PROVIDED RECORDS:
------

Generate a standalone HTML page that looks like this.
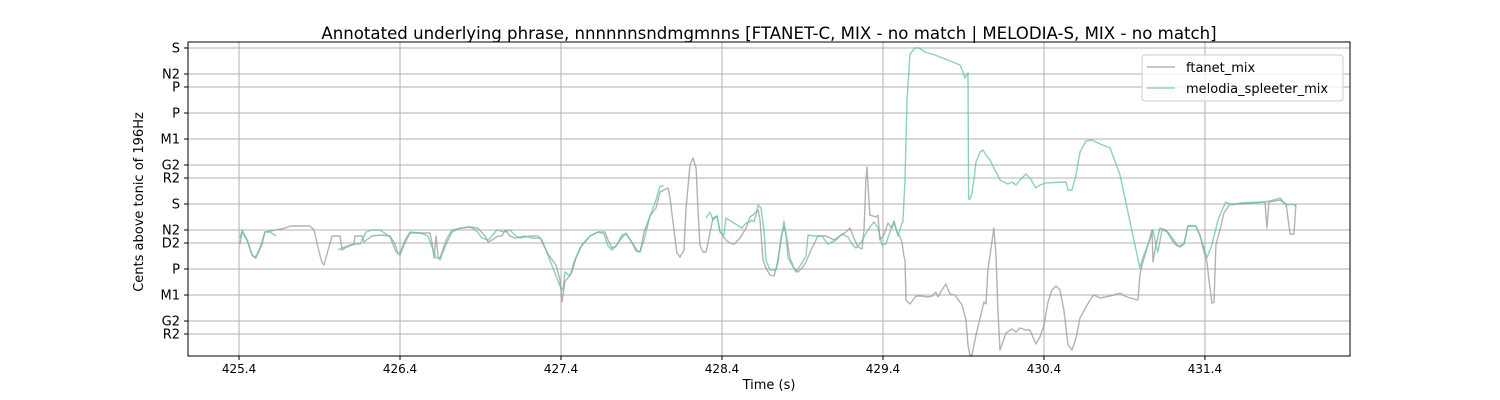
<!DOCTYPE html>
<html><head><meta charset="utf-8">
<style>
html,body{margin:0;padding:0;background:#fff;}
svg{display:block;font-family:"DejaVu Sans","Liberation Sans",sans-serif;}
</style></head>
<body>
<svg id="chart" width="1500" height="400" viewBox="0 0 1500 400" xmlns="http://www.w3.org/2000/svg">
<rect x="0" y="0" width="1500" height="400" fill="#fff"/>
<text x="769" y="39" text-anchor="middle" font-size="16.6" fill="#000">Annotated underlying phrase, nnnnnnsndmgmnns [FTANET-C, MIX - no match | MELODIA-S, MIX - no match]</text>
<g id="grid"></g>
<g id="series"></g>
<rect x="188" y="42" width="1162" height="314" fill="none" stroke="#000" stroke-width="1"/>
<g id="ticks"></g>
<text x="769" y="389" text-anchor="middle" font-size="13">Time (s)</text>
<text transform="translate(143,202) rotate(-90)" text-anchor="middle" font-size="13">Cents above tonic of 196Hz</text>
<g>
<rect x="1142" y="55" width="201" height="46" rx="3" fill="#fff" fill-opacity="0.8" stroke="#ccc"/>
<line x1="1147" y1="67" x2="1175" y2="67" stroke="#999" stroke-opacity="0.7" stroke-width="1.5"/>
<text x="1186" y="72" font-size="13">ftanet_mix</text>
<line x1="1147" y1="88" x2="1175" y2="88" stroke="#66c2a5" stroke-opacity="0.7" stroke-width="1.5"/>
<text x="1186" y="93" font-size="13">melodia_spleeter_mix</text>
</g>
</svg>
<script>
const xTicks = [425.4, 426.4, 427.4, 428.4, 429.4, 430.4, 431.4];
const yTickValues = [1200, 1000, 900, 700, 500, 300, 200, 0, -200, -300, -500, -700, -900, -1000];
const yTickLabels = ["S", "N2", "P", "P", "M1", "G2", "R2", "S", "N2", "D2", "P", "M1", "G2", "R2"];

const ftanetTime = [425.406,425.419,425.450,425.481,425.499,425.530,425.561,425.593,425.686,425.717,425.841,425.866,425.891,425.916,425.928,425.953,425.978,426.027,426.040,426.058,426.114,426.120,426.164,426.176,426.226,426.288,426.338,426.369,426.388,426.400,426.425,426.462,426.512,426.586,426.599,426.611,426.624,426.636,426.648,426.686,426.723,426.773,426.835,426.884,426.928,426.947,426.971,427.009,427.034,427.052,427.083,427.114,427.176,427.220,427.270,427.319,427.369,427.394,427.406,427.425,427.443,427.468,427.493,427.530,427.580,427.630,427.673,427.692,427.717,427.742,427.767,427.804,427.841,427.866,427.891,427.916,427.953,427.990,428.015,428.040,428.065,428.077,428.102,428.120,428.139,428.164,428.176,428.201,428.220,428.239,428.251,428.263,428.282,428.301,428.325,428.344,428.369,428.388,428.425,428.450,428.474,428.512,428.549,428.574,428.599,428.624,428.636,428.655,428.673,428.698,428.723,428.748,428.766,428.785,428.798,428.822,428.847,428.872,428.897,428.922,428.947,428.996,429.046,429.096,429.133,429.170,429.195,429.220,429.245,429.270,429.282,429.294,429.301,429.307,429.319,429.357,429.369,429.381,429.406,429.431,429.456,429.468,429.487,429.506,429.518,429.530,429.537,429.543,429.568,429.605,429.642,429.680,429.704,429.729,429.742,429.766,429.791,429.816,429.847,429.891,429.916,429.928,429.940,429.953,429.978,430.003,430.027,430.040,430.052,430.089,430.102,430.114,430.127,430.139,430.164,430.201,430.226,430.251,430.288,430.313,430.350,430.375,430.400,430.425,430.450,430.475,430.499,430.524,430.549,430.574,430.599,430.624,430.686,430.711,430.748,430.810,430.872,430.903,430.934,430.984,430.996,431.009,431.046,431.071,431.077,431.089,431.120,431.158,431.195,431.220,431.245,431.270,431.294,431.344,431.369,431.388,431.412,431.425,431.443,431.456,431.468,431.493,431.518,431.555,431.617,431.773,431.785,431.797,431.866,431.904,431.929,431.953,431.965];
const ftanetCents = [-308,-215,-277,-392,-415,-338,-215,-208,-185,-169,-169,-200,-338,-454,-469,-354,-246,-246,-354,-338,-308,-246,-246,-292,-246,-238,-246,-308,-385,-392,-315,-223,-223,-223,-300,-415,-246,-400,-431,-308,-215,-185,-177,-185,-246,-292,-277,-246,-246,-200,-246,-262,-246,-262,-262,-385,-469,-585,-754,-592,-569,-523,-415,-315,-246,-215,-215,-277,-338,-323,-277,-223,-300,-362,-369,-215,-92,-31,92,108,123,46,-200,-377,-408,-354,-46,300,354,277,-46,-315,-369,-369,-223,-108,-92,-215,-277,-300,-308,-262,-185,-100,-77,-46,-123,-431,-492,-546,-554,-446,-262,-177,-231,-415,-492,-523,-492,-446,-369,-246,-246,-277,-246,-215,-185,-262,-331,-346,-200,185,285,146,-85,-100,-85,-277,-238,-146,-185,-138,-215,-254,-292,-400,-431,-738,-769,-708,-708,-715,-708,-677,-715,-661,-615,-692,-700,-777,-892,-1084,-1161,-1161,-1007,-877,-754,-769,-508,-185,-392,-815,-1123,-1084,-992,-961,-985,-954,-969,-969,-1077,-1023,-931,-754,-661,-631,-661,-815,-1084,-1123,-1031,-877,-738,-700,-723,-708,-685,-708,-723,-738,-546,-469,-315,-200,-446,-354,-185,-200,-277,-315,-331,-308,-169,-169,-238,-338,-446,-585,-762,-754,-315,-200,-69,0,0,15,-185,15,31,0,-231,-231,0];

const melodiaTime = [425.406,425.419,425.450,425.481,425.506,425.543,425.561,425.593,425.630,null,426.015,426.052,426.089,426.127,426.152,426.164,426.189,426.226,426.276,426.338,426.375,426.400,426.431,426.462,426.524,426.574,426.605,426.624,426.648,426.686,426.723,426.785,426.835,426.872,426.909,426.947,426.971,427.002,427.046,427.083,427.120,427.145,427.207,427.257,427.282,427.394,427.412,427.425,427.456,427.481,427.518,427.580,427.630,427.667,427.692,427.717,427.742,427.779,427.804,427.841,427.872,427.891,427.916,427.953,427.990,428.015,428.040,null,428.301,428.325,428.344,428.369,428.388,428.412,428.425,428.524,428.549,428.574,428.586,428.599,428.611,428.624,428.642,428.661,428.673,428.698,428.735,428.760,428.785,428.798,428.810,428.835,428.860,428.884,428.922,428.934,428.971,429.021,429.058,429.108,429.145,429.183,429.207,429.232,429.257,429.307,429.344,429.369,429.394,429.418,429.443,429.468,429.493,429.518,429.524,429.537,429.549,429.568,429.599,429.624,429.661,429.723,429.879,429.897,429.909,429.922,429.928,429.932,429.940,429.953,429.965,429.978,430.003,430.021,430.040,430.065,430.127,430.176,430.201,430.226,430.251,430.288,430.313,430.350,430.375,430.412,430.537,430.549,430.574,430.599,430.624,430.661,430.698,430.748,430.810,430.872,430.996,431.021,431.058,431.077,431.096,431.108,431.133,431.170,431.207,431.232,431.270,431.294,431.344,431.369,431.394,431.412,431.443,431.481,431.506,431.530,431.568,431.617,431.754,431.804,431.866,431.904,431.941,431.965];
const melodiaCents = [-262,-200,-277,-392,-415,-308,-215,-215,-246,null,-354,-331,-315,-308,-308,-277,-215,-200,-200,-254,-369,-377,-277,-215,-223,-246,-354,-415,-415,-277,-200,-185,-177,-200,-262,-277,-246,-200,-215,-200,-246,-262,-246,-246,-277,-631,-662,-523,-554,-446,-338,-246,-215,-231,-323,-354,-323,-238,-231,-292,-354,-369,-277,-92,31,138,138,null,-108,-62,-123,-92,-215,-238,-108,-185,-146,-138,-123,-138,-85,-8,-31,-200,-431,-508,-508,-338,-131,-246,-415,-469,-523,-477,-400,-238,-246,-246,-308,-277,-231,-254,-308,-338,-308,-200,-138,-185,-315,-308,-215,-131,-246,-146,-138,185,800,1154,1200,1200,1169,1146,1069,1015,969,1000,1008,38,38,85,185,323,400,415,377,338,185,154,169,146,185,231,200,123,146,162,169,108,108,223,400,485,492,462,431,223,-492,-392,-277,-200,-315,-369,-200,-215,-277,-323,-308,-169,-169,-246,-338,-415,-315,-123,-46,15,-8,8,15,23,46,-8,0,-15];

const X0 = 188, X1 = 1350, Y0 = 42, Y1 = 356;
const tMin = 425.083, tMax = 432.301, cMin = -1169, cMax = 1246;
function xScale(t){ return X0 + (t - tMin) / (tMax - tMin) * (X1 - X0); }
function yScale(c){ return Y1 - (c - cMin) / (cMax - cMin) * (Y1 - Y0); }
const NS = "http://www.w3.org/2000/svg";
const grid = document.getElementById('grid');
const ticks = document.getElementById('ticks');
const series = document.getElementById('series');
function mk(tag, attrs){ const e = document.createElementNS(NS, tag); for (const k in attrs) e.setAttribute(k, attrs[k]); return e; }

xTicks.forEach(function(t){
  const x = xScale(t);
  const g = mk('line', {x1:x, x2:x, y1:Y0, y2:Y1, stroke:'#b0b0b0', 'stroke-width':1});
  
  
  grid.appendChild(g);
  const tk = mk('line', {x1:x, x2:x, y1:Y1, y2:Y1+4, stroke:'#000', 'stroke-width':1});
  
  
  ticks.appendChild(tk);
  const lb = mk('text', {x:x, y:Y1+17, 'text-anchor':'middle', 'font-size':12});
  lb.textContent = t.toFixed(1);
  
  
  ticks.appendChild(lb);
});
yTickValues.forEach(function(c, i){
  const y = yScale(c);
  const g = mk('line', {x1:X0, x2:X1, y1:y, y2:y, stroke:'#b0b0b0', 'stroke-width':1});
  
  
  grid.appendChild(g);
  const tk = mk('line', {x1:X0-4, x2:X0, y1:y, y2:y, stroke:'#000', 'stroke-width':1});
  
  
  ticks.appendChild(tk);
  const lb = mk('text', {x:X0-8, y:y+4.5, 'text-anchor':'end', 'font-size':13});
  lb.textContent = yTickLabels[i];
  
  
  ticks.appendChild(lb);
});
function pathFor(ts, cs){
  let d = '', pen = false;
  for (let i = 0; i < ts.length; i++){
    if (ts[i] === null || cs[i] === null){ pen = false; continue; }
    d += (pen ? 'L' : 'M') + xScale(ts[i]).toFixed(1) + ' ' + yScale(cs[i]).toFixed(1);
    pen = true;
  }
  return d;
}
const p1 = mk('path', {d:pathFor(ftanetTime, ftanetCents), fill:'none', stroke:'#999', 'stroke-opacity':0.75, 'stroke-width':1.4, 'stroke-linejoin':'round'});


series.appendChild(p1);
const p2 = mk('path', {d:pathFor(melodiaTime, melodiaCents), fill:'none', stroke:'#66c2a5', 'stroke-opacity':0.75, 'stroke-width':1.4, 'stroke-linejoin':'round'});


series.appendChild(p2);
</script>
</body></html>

------

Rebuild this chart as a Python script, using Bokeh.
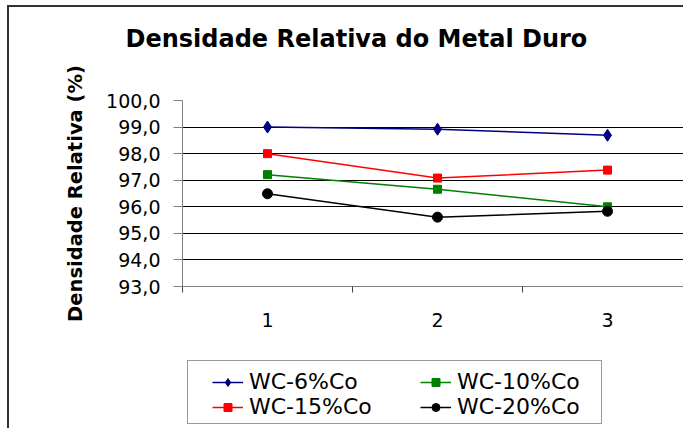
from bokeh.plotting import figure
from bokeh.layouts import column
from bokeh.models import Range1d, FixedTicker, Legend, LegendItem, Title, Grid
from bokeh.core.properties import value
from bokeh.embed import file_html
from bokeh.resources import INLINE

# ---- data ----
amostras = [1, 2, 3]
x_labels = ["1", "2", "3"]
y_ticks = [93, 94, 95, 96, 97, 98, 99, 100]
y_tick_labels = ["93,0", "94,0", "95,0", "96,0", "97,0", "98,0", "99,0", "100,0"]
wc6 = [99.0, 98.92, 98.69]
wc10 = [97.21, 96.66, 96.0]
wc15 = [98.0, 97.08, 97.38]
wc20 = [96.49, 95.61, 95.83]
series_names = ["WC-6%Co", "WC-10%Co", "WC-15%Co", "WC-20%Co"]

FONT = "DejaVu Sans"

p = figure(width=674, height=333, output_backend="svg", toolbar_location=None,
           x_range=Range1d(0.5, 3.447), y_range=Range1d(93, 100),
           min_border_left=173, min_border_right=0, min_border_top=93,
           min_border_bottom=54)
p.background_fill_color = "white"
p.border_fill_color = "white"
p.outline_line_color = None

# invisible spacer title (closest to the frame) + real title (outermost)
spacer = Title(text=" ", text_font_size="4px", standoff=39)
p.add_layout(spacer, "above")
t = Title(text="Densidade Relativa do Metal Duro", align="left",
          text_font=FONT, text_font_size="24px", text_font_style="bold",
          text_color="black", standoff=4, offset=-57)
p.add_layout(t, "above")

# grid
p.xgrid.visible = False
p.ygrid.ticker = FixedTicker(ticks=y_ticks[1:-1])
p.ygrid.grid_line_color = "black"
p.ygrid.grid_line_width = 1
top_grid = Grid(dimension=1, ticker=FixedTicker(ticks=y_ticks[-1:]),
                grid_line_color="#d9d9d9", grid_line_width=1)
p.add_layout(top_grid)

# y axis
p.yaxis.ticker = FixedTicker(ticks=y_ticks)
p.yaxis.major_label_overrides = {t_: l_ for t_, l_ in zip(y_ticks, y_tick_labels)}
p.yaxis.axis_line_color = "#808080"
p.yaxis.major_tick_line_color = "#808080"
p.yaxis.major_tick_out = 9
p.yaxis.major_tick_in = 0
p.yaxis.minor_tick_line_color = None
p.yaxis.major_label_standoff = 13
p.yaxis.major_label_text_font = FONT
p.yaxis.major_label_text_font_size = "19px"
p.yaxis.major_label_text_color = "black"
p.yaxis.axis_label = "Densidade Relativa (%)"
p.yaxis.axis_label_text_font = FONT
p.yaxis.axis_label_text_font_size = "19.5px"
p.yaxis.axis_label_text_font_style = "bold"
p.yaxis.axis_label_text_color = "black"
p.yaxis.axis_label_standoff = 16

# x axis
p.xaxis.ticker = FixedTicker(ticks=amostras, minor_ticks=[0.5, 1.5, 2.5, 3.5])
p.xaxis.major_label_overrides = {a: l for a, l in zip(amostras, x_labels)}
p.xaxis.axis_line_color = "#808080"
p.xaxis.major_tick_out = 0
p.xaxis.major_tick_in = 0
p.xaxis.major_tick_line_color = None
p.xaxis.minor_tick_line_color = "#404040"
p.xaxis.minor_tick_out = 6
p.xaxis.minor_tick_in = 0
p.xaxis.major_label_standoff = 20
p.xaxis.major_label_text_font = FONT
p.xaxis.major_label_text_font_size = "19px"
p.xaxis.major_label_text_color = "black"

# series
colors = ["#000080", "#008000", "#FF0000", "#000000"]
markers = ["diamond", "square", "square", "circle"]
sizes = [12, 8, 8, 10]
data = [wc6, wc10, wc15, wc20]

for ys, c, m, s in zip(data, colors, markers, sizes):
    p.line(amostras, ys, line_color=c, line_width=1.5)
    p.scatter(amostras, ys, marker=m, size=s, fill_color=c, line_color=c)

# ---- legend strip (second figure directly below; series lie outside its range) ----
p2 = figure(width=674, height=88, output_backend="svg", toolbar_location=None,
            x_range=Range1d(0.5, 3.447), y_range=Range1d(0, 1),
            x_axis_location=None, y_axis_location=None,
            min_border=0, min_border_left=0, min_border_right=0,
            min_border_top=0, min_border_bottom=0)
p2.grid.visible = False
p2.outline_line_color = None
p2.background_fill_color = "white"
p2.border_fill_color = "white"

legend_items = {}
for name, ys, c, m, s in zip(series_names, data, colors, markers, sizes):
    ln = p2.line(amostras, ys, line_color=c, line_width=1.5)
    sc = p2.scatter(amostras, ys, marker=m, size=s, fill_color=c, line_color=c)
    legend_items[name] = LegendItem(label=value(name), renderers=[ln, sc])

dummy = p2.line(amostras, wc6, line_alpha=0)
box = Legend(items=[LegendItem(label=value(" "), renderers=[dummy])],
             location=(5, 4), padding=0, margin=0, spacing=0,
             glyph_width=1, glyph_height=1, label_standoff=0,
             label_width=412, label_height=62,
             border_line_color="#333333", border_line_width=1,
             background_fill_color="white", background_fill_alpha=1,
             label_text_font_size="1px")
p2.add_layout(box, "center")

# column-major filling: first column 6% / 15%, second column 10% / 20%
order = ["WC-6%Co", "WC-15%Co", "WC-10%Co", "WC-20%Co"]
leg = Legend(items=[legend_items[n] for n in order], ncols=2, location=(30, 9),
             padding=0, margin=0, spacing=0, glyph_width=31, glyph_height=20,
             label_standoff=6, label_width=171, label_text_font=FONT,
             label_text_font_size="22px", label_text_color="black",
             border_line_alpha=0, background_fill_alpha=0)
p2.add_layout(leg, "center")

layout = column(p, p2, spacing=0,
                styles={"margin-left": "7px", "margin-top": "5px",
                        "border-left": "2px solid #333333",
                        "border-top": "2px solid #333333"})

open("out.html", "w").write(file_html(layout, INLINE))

------

CHALLENGE:
Exactly how many lines in the data above contain the word "this"? Respond with the number and nothing more.

FINISHED TASK:
2